Not only is this community great in sharing knowledge on a case-by-case basis, there are also those who eagerly contribute by writing plugins (often open source and free to use) which enhance the capabilities of Sketch. For example, just the other day I came across AnimateMate, allowing users to create simple animations. This is just one example amongst many. Usually, if I know something I specifically want to do that isn’t natively built into Sketch, I’ll consult Google – ‘[blank] plugin for Sketch’. Or, I might occasionally browse directories like this and this to discover new goodies.
All in all, the payback far outweighs the minimal learning curve of familiarising yourself with slightly different keyboard shortcuts.
2. Save time (and money) by streamlining the route from design to development
Prior to Sketch, my process from taking a design into development typically looked like this:
Create layouts in Illustrator.
Write up a detailed spec document for the developer, including aspects such as font weights and sizing, and hex code colours to name but a few.
Export a series of flat image or PDF from Illustrator for the dev and manually save any assets they might need, e.g. icons, images or logos.
Dev then goes away and uses the above to code and build by eye to match the design.
Expect a few feedback rounds on getting sizings, padding etc spot on.
Instead, my process is cut pretty much in half and now consists of just three steps:
Create layouts in Sketch.
Export layouts into Zeplin (third party plugin) project.
Invite developer to the Zeplin project (which literally just takes seconds).
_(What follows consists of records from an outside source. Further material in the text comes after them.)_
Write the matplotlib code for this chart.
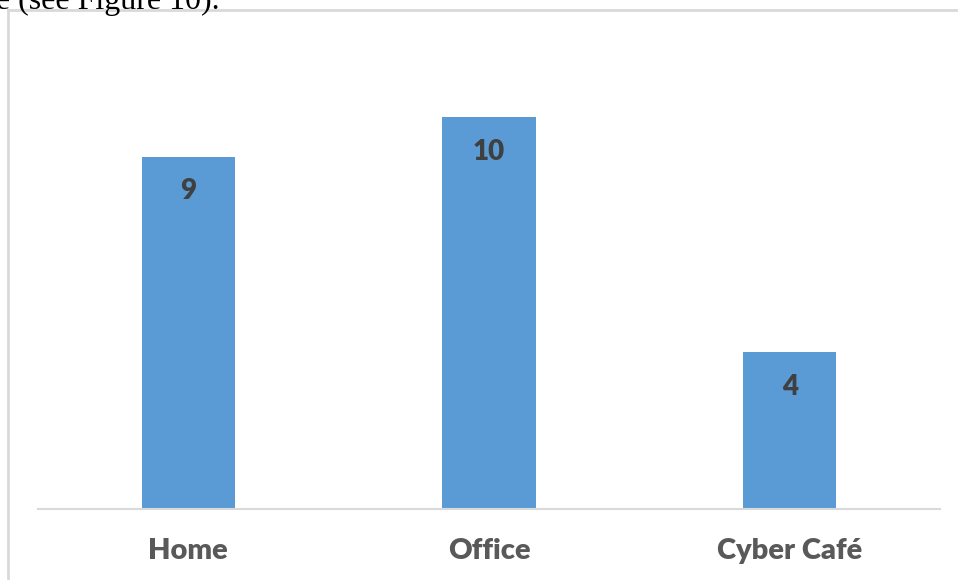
import matplotlib.pyplot as plt
from matplotlib.lines import Line2D

# Lugares de acesso e quantidade de respondentes
locais = ['Home', 'Office', 'Cyber Café']
respostas = [9, 10, 4]

W, H = 958, 580
fig = plt.figure(figsize=(W / 100, H / 100), dpi=100)


def fx(px):
    return px / W


def fy(py):
    return 1 - py / H


# linha de texto do documento cortada no topo
fig.text(fx(-13), fy(8.5), 'le (see Figure 10).', family='Liberation Serif',
         fontsize=23, color='black', va='baseline', ha='left')

# moldura da caixa do gráfico (só topo e esquerda aparecem)
borda = '#d9d9d9'
fig.add_artist(Line2D([fx(8), fx(958)], [fy(9.5), fy(9.5)], color=borda, lw=2,
                      transform=fig.transFigure))
fig.add_artist(Line2D([fx(8), fx(8)], [fy(9.5), fy(580)], color=borda, lw=2,
                      transform=fig.transFigure))

ax = fig.add_axes([fx(38), fy(509), fx(940) - fx(38), fy(39) - fy(509)])
x = range(len(locais))
ax.bar(x, respostas, width=0.31, color='#5b9bd5')
ax.set_xlim(-0.5, 2.5)
ax.set_ylim(0, 12)

for i, v in enumerate(respostas):
    ax.annotate(str(v), (i, v), xytext=(0, -25), textcoords='offset points',
                ha='center', va='center', fontsize=20, fontweight='heavy',
                color='#404040', family='Lato')

ax.set_xticks(list(x))
ax.set_xticklabels(locais, fontsize=21, fontweight='heavy', color='#595959',
                   family='Lato')
ax.tick_params(axis='x', length=0, pad=21)
ax.set_yticks([])
for s in ['top', 'right', 'left']:
    ax.spines[s].set_visible(False)
ax.spines['bottom'].set_color(borda)
ax.spines['bottom'].set_linewidth(1.5)

fig.savefig('out.png', dpi=100)
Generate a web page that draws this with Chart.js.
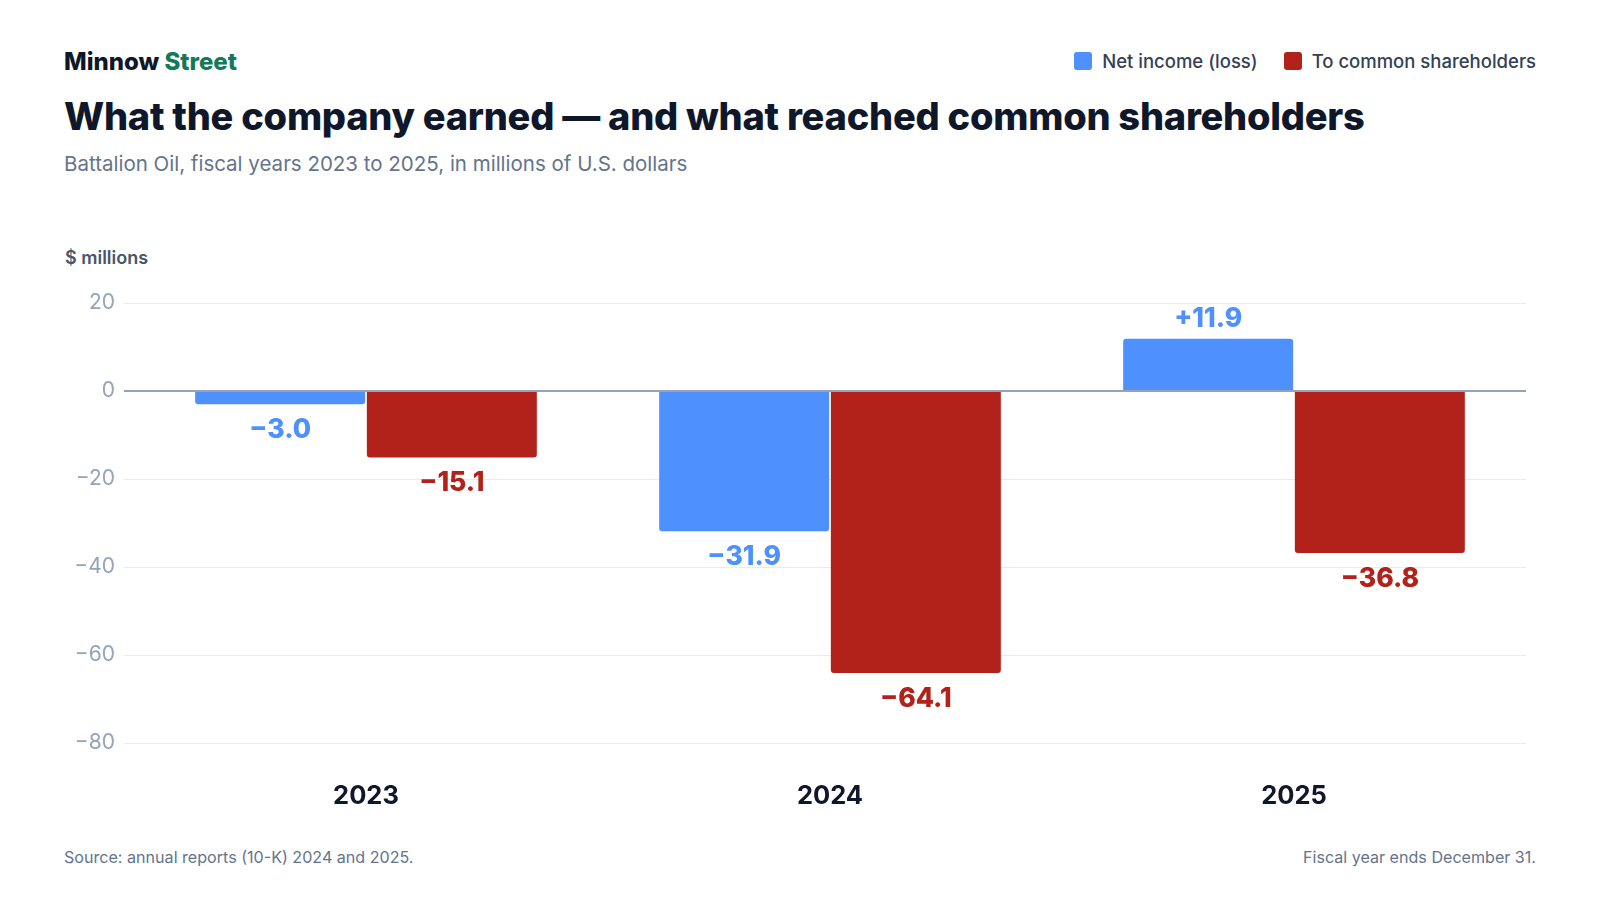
<!DOCTYPE html>
<html>
<head>
<meta charset="utf-8">
<script src="https://cdn.jsdelivr.net/npm/chart.js@4"></script>
<style>
  html, body { margin: 0; padding: 0; background: #fff; }
  body { width: 1600px; height: 900px; position: relative; overflow: hidden; font-family: Inter, "Noto Sans", sans-serif; }
  .abs { position: absolute; line-height: 1; white-space: nowrap; }
  #brand { left: 64px; top: 50px; font-size: 24px; font-weight: 800; color: #0f172a; letter-spacing: 0; }
  #brand span { color: #127a58; }
  #title { left: 64px; top: 97px; font-size: 38px; font-weight: 800; color: #0f172a; letter-spacing: -0.25px; }
  #subtitle { left: 64px; top: 154px; font-size: 20.5px; font-weight: 400; color: #64748b; }
  #unit { left: 65px; top: 249px; font-size: 18px; font-weight: 600; color: #475569; }
  #legend { right: 64px; top: 52px; display: flex; gap: 26px; font-size: 18.5px; font-weight: 500; color: #334155; }
  #legend .item { display: flex; align-items: center; gap: 10px; line-height: 18px; }
  #legend .sw { width: 18px; height: 18px; border-radius: 3px; display: inline-block; }
  #srcnote { left: 64px; top: 849px; font-size: 16.1px; color: #64748b; }
  #fynote { right: 64px; top: 849px; font-size: 16.1px; color: #64748b; }
  #wrap { position: absolute; left: 0; top: 0; width: 1600px; height: 900px; }
</style>
</head>
<body>
<div id="brand" class="abs">Minnow <span>Street</span></div>
<div id="title" class="abs">What the company earned — and what reached common shareholders</div>
<div id="subtitle" class="abs">Battalion Oil, fiscal years 2023 to 2025, in millions of U.S. dollars</div>
<div id="unit" class="abs">$ millions</div>
<div id="legend" class="abs"></div>
<div id="srcnote" class="abs">Source: annual reports (10-K) 2024 and 2025.</div>
<div id="fynote" class="abs">Fiscal year ends December 31.</div>
<div id="wrap"><canvas id="chart"></canvas></div>

<script>
const years = ['2023', '2024', '2025'];
const netIncome = [-3.0, -31.9, 11.9];
const toCommon = [-15.1, -64.1, -36.8];
const seriesNames = ['Net income (loss)', 'To common shareholders'];
const seriesColors = ['#4d90fe', '#b2221a'];
const yTicks = [20, 0, -20, -40, -60, -80];

const minus = s => String(s).replace('-', '\u2212');

// legend built from the series
const legendEl = document.getElementById('legend');
seriesNames.forEach(function(name, i) {
    const item = document.createElement('div');
    item.className = 'item';
    item.innerHTML = '<span class="sw" style="background:' + seriesColors[i] + '"></span><span>' + name + '</span>';
    legendEl.appendChild(item);
});

// value labels at the bar ends
const valueLabels = {
    id: 'valueLabels',
    afterDatasetsDraw(chart) {
        const ctx = chart.ctx;
        ctx.save();
        ctx.font = '800 26.5px Inter, sans-serif';
        ctx.textAlign = 'center';
        ctx.textBaseline = 'alphabetic';
        chart.data.datasets.forEach(function(ds, di) {
            const meta = chart.getDatasetMeta(di);
            meta.data.forEach(function(bar, i) {
                const v = ds.data[i];
                const txt = v > 0 ? '+' + v.toFixed(1) : minus(v.toFixed(1));
                ctx.fillStyle = seriesColors[di];
                if (v >= 0) {
                    ctx.fillText(txt, bar.x, bar.y - 12);
                } else {
                    ctx.fillText(txt, bar.x, bar.y + 34);
                }
            });
        });
        ctx.restore();
    }
};

const ctx = document.getElementById('chart').getContext('2d');
new Chart(ctx, {
    type: 'bar',
    data: {
        labels: years,
        datasets: [{
            label: seriesNames[0],
            data: netIncome,
            backgroundColor: seriesColors[0],
            borderRadius: 3,
            borderSkipped: 'start',
            categoryPercentage: 0.74,
            barPercentage: 0.99
        }, {
            label: seriesNames[1],
            data: toCommon,
            backgroundColor: seriesColors[1],
            borderRadius: 3,
            borderSkipped: 'start',
            categoryPercentage: 0.74,
            barPercentage: 0.99
        }]
    },
    options: {
        responsive: true,
        maintainAspectRatio: false,
        animation: false,
        layout: { padding: { left: 64, right: 74, top: 303, bottom: 77 } },
        plugins: {
            legend: { display: false },
            tooltip: { enabled: false }
        },
        scales: {
            x: {
                grid: { display: false, drawTicks: false },
                border: { display: false },
                ticks: {
                    padding: 38,
                    color: '#0f172a',
                    font: { family: 'Inter', size: 25.5, weight: '700' }
                },
                afterFit(scale) { scale.height = 80; }
            },
            y: {
                min: Math.min(...yTicks),
                max: Math.max(...yTicks),
                border: { display: false },
                afterBuildTicks(scale) { scale.ticks = yTicks.map(v => ({ value: v })); },
                grid: {
                    color: c => c.tick && c.tick.value === 0 ? '#94a3b8' : '#e8ebf0',
                    lineWidth: c => c.tick && c.tick.value === 0 ? 2 : 1,
                    tickLength: 10
                },
                ticks: {
                    padding: 9,
                    color: '#94a3b8',
                    font: { family: 'Inter', size: 21, weight: '400' },
                    callback: v => minus(v)
                },
                afterFit(scale) { scale.width = 70; }
            }
        }
    },
    plugins: [valueLabels]
});
</script>
</body>
</html>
Zeplin is my second most favoured tool when it comes to design. Its saved me hours by eliminating the need to do a write up a spec, manually export assets and cuts down the back and forth with developers by a mile. In fact, it almost deserves another post all to itself, but in the meantime, they’ve got the ground covered in a couple of quick overviews as to how Zeplin is good for designers and also developers.
If I still haven’t convinced you yet, just know that a lot of these new time-saving tools only support Sketch and not Illustrator 😉
3. Work with a tool that’s as agile and iterative as you
Sketch is an app that’s constantly improving and pushing out updates. There’s even a part of their site dedicated to showcasing the latest changes. From a user perspective, I love this – it shows that I’m getting a product that’s at the forefront of technologies. And of course, it’s not cumbersome to update, no machine restarts etc. The majority of them are done in the time it takes to go make a brew. Given that there’s not a single day in which the digital landscape isn’t changing, it’s great to know that the tool you’re working with is also changing and improving with it.
In fact, as much as it is about delivering the best user offering, it is a market as competitive as any other. As well as die-hard Illustrator and Photoshop fans to try and lure away, there are others trying to steal market share, for example, Adobe XD and soon-to-be InVision Studio. The Sketch folk know they can’t rest on their laurels, and I’m looking forward to another year of great updates fuelled by a dose of healthy competition.
To summarise, Sketch has revolutionised the way I approach design, forcing me to think more about the power of automation and in turn benefiting from that with shortcuts that don’t compromise on quality. I urge anyone working with designers to get them to give it a go. And with a one-month free trial, there’s really no excuse.